I didn’t give Tommy any money that day. I gave him some food and a hot drink and a few minutes of my time. He was grateful, more than anything, that someone had stopped to talk to him. You may tell me it doesn’t make any difference. He’s still on the street today and probably will be tomorrow. And you’re right of course, but for 10 minutes he felt human again; connected, like someone gave a damn. I didn’t ignore him, and walk by. I stopped and acknowledged that he existed and listened to his story.
I’m sure there are plenty of us who care, who feel impotent in the face of such seeming hopelessness. If enough people care enough to feel indignant about this, for the right reasons, then surely something could happen to change things, to give people a helping hand, a foot on the ladder back into society.

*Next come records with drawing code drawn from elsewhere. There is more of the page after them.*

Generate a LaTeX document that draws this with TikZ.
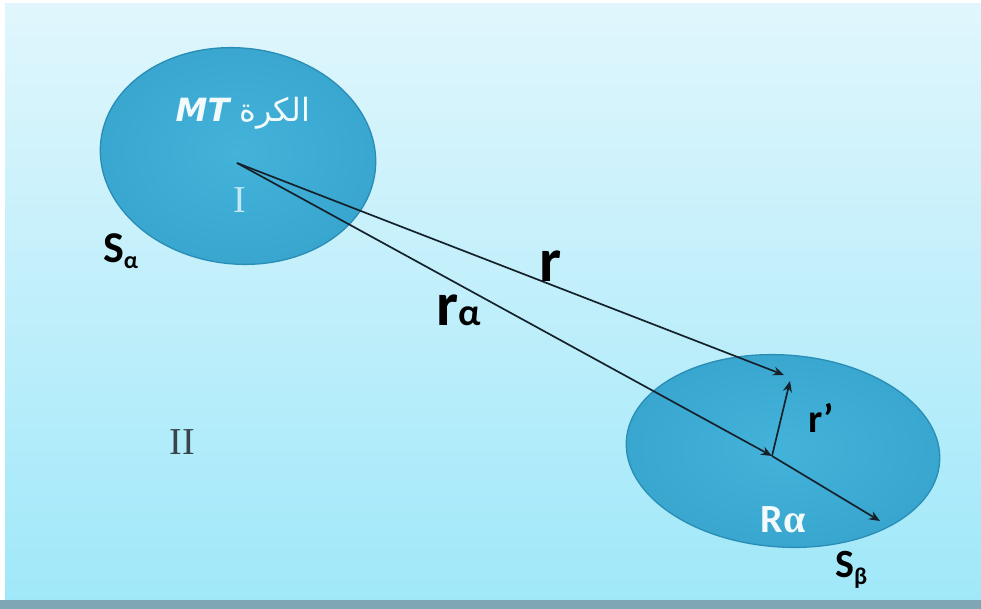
\documentclass[tikz,border=0pt]{standalone}
\usepackage{fontspec}
\setmainfont{Carlito}
\newfontfamily\seriffont{Liberation Serif}
\newfontfamily\arabicfont[Script=Arabic]{DejaVu Sans}
\TeXXeTstate=1
\usetikzlibrary{shapes.geometric,arrows.meta}
\definecolor{bgtop}{HTML}{E0F6FC}
\definecolor{bgbot}{HTML}{A0E8F9}
\definecolor{barcol}{HTML}{7FA6B4}
\definecolor{ballin}{HTML}{44B3DA}
\definecolor{ballout}{HTML}{38A6CF}
\definecolor{balledge}{HTML}{2A8DB5}
\definecolor{arrowcol}{HTML}{15222C}
\definecolor{softwhite}{HTML}{F2FAFC}
\tikzset{
  ball/.style={ellipse, draw=balledge, line width=1.3pt, inner color=ballin, outer color=ballout, inner sep=0pt},
  vec/.style={draw=arrowcol, line width=1.7pt, -{Stealth[length=11pt,width=9pt]}},
  lab/.style={text=black, inner sep=0pt},
}
\begin{document}
\begin{tikzpicture}[x=1pt,y=-1pt]
\useasboundingbox (0,0) rectangle (981,609);
\fill[white] (0,0) rectangle (981,609);
\shade[top color=bgtop, bottom color=bgbot] (5,4) rectangle (981,600);
\fill[barcol] (0,600) rectangle (981,609);
% spheres
\node[ball, minimum width=276pt, minimum height=216pt, rotate=-6] (s1) at (238,156) {};
\node[ball, minimum width=314pt, minimum height=192pt, rotate=-4] (s2) at (783,451) {};
% points
\coordinate (I) at (237,163);
\coordinate (A) at (784,375);
\coordinate (B) at (772,456);
\coordinate (C) at (880,521);
\coordinate (D) at (790,381);
% vectors
\draw[vec] (I) -- (A);
\draw[vec] (I) -- (B);
\draw[vec] (B) -- (C);
\draw[vec] (B) -- (D);
% labels
\node[text=softwhite, inner sep=0pt, font=\fontsize{32}{32}\selectfont] (title) at (243,113) {\arabicfont\beginR الكرة \beginL\bfseries\itshape MT\endL\endR};
\node[text=softwhite!75!ballin, inner sep=0pt, font=\seriffont\fontsize{38}{38}\selectfont] (lI) at (240,200) {I};
\node[text=arrowcol!85!white, inner sep=0pt, font=\seriffont\fontsize{38}{38}\selectfont] (lII) at (182,442) {II};
\node[lab, anchor=base, font=\fontsize{62}{62}\selectfont\bfseries] (lr) at (551,282) {r};
\node[lab, anchor=base west, font=\bfseries] (lra) at (436,325) {\fontsize{62}{62}\selectfont r\fontsize{38}{38}\selectfont α};
\node[lab, anchor=base west, font=\fontsize{40}{40}\selectfont\bfseries] (lrp) at (808,432) {r’};
\node[inner sep=0pt, text=softwhite, anchor=base, font=\fontsize{40}{40}\selectfont\bfseries] (lR) at (783,532) {R\seriffont α};
\node[lab, anchor=base west, font=\fontsize{44}{44}\selectfont\bfseries] (lSa) at (103,262) {S\raisebox{-6pt}{\fontsize{24}{24}\selectfont α}};
\node[lab, anchor=base west, font=\fontsize{40}{40}\selectfont\bfseries] (lSb) at (835,577) {S\raisebox{-7pt}{\fontsize{24}{24}\selectfont β}};
\end{tikzpicture}
\end{document}
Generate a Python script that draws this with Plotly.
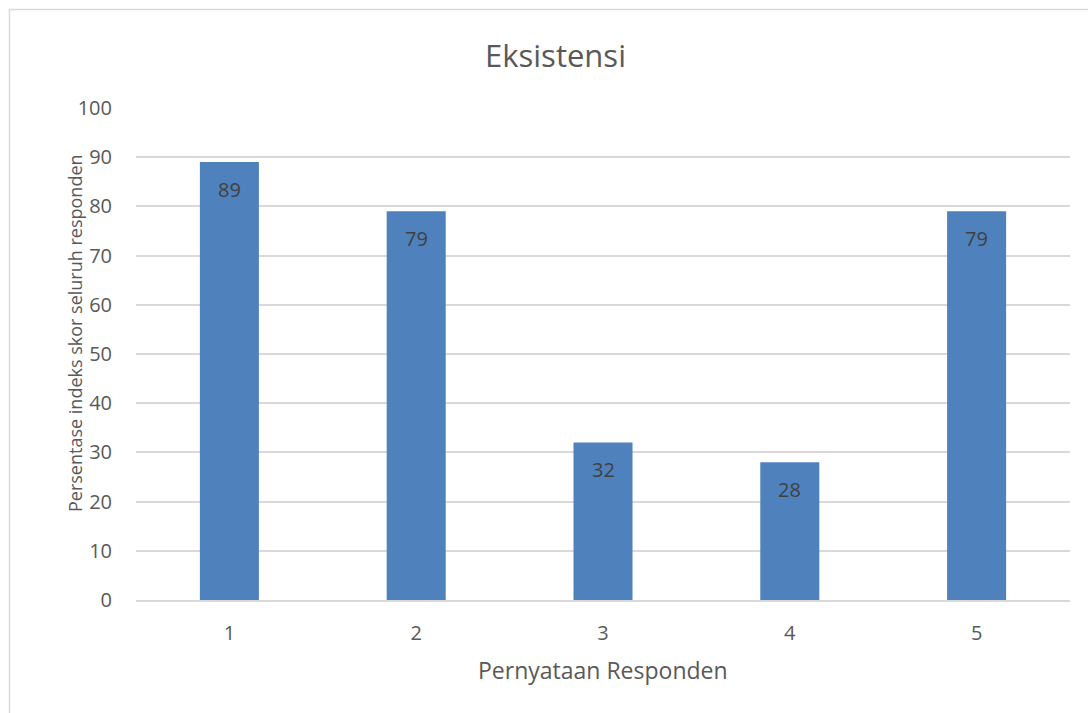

There are charities that do things in some places. There was a recent TV programme which raised awareness of the plight of ex-services personnel, so maybe there will be a ground swell of public goodwill which will turn this tragedy of wasted lives around.
If you don’t feel you can do anything, if you can’t bring yourself to give money, perhaps you can spare a few minutes of your time to have a conversation with a homeless person, share your common humanity and give someone some hope, make them feel that they are worth your time and are not dross, not nothing, if only for a moment.
If enough people chose to do something small, it can amount to something big.